The Senate, led by Republican Majority Leader John Thune, R-S.D., unanimously advanced this funding legislation in March. At the time, Speaker Mike Johnson, R-La., referred to the proposal as "a joke" and refused to bring it up for a vote. Many members of the House Republican conference refused to fund the agency in a piecemeal fashion and did not want to negotiate over reforms to immigration enforcement operations.

On April 1, Johnson reversed course.
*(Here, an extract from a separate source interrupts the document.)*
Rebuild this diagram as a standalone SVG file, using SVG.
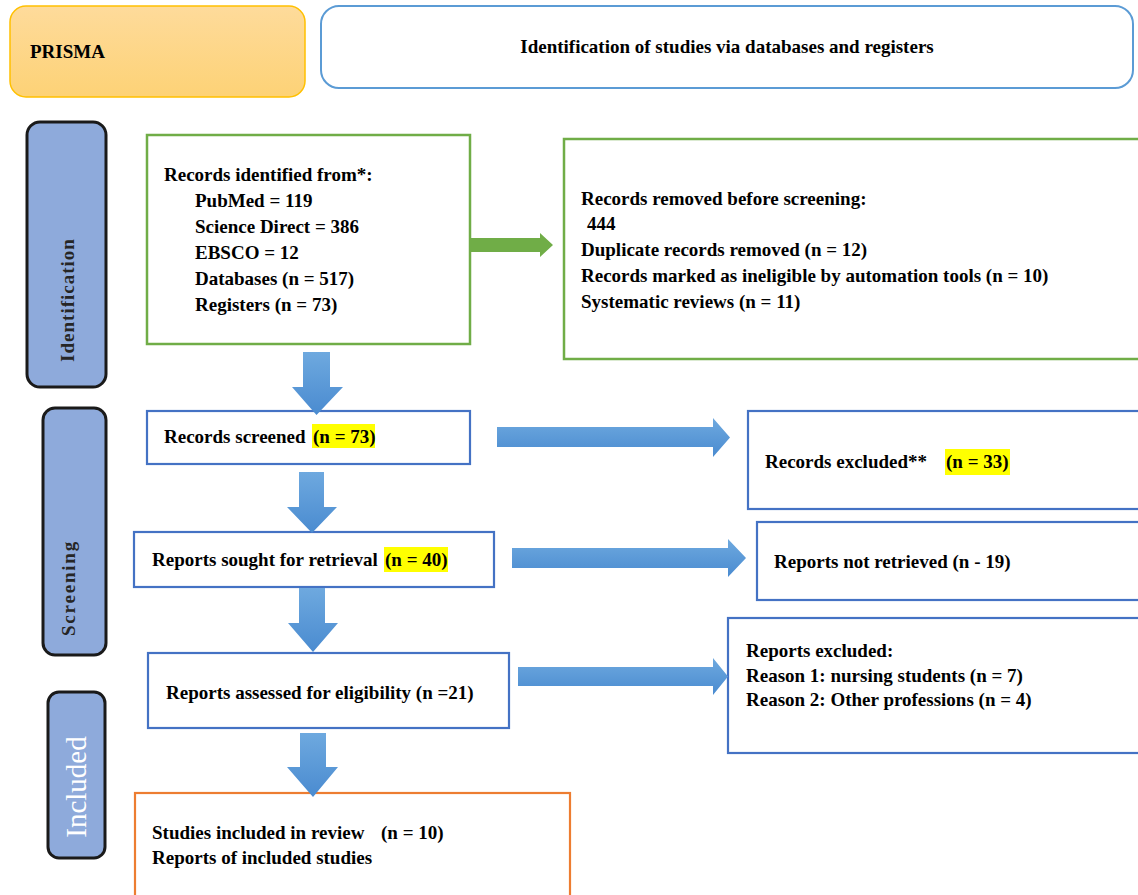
<svg xmlns="http://www.w3.org/2000/svg" width="1138" height="895" viewBox="0 0 1138 895">
<defs>
  <linearGradient id="gPrisma" x1="0" y1="0" x2="0" y2="1">
    <stop offset="0" stop-color="#fedb9b"/>
    <stop offset="1" stop-color="#fdd276"/>
  </linearGradient>
  <linearGradient id="gBlue" x1="0" y1="0" x2="0" y2="1">
    <stop offset="0" stop-color="#6ea9df"/>
    <stop offset="1" stop-color="#4a8bd0"/>
  </linearGradient>
</defs>
<style>
  text { font-family: "Liberation Serif", "Times New Roman", serif; font-weight: bold; font-size: 19px; fill: #000; }
  .blue { fill: #fff; stroke: #4472c4; stroke-width: 2.2; }
  .green { fill: #fff; stroke: #70ad47; stroke-width: 2.5; }
  .orange { fill: #fff; stroke: #ed7d31; stroke-width: 2.2; }
  .side { fill: #8eaadb; stroke: #1a1a1a; stroke-width: 3; }
  .hl { fill: #ffff00; }
  .side-t { font-size: 19px; fill: #262626; }
  .inc-t { font-size: 29px; font-weight: normal; fill: #ffffff; }
  .barr { fill: url(#gBlue); }
  .garr { fill: #70ad47; }
</style>

<g id="prisma">
  <rect x="10" y="6" width="295" height="91" rx="16" fill="url(#gPrisma)" stroke="#ffc000" stroke-width="1.5"/>
  <text x="30" y="58">PRISMA</text>
</g>

<g id="header">
  <rect x="321" y="6" width="812" height="82" rx="18" fill="#fff" stroke="#5b9bd5" stroke-width="2"/>
  <text x="727" y="53" text-anchor="middle">Identification of studies via databases and registers</text>
</g>

<g id="label-identification">
  <rect class="side" x="27" y="122" width="79" height="265" rx="13"/>
  <text class="side-t" letter-spacing="1" transform="translate(67,300) rotate(-90)" text-anchor="middle" dominant-baseline="central">Identification</text>
</g>

<g id="label-screening">
  <rect class="side" x="43" y="408" width="63" height="247" rx="12"/>
  <text class="side-t" letter-spacing="1.8" transform="translate(68,588) rotate(-90)" text-anchor="middle" dominant-baseline="central">Screening</text>
</g>

<g id="label-included">
  <rect class="side" x="48" y="692" width="57" height="166" rx="11"/>
  <text class="inc-t" transform="translate(76,787) rotate(-90)" text-anchor="middle" dominant-baseline="central">Included</text>
</g>

<g id="records-identified">
  <rect class="green" x="147" y="135" width="323" height="209"/>
  <text x="164" y="181">Records identified from*:</text>
  <text x="195" y="207">PubMed = 119</text>
  <text x="195" y="233">Science Direct = 386</text>
  <text x="195" y="259">EBSCO = 12</text>
  <text x="195" y="285">Databases (n = 517)</text>
  <text x="195" y="311">Registers (n = 73)</text>
</g>

<g id="records-removed">
  <rect class="green" x="564" y="139" width="590" height="220"/>
  <text x="581" y="205">Records removed before screening:</text>
  <text x="587" y="230">444</text>
  <text x="581" y="256">Duplicate records removed (n = 12)</text>
  <text x="581" y="282">Records marked as ineligible by automation tools (n = 10)</text>
  <text x="581" y="308">Systematic reviews (n = 11)</text>
</g>

<g id="records-screened">
  <rect class="blue" x="147" y="411" width="323" height="53"/>
  <rect class="hl" x="312" y="424" width="63" height="24"/>
  <text x="164" y="443">Records screened</text>
  <text x="313" y="443">(n = 73)</text>
</g>

<g id="records-excluded">
  <rect class="blue" x="748" y="411" width="406" height="98"/>
  <rect class="hl" x="945" y="449" width="65" height="26"/>
  <text x="765" y="468">Records excluded**</text>
  <text x="946" y="468">(n = 33)</text>
</g>

<g id="reports-sought">
  <rect class="blue" x="134" y="532" width="360" height="55"/>
  <rect class="hl" x="384" y="547" width="64" height="25"/>
  <text x="152" y="566">Reports sought for retrieval</text>
  <text x="385" y="566">(n = 40)</text>
</g>

<g id="reports-not-retrieved">
  <rect class="blue" x="757" y="522" width="397" height="78"/>
  <text x="774" y="568">Reports not retrieved (n - 19)</text>
</g>

<g id="reports-assessed">
  <rect class="blue" x="148" y="653" width="361" height="75"/>
  <text x="166" y="699">Reports assessed for eligibility (n =21)</text>
</g>

<g id="reports-excluded">
  <rect class="blue" x="728" y="618" width="426" height="135"/>
  <text x="746" y="657">Reports excluded:</text>
  <text x="746" y="682">Reason 1: nursing students (n = 7)</text>
  <text x="746" y="706">Reason 2: Other professions (n = 4)</text>
</g>

<g id="studies-included">
  <rect class="orange" x="135" y="793" width="435" height="110"/>
  <text x="152" y="839">Studies included in review</text>
  <text x="381" y="839">(n = 10)</text>
  <text x="152" y="864">Reports of included studies</text>
</g>

<g id="connectors">
  <path class="garr" d="M470,238 H540 V233 L553,245 L540,257 V252 H470 Z"/>
  <path class="barr" d="M303,352 H330 V387 H343 L316.5,415 L292,387 H303 Z"/>
  <path class="barr" d="M299,472 H324 V507 H337 L312,533 L287,507 H299 Z"/>
  <path class="barr" d="M299,588 H325 V623 H338 L313,652 L288,623 H299 Z"/>
  <path class="barr" d="M300,733 H326 V767 H338 L313,797 L287,767 H300 Z"/>
  <path class="barr" d="M497,427 H713 V418 L730,437.5 L713,457 V447 H497 Z"/>
  <path class="barr" d="M512,548 H728 V539 L746,558 L728,577 V568 H512 Z"/>
  <path class="barr" d="M518,667 H713 V658 L728,676.5 L713,695 V686 H518 Z"/>
</g>
</svg>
He announced the funding bill would be voted on "in the coming days." More than four weeks later, he finally made good on that commitment.

In an effort to appease his hardline members, Johnson waited to bring the Senate's proposal to a vote until that chamber's Republicans started the arcane procedural process, known as reconciliation, to fund all of DHS — including Immigration and Customs Enforcement (ICE) and Customs and Border Protection (CBP) — for the remainder of Trump's term without any backing from Democrats.

The funding bill comes as Secretary of Homeland Security Markwayne Mullin warned the agency was close to running out of funds to pay staff.

"We have reached all the emergency funds we can reach into," Mullin told Fox News on Friday. "I am completely out of the slush fund, I have no place to move at the end of the month."

Mullin said the agency was relying on appropriated funds from last year's One Big Beautiful Bill, which allocated more than $150 billion to DHS on top of its regular annual appropriations funding.

President Donald Trump signed a memo this month authorizing DHS to use some of the money from that legislation to fund the department's operations — potentially infringing on the powers granted to Congress by the Constitution to direct how taxpayer money is spent.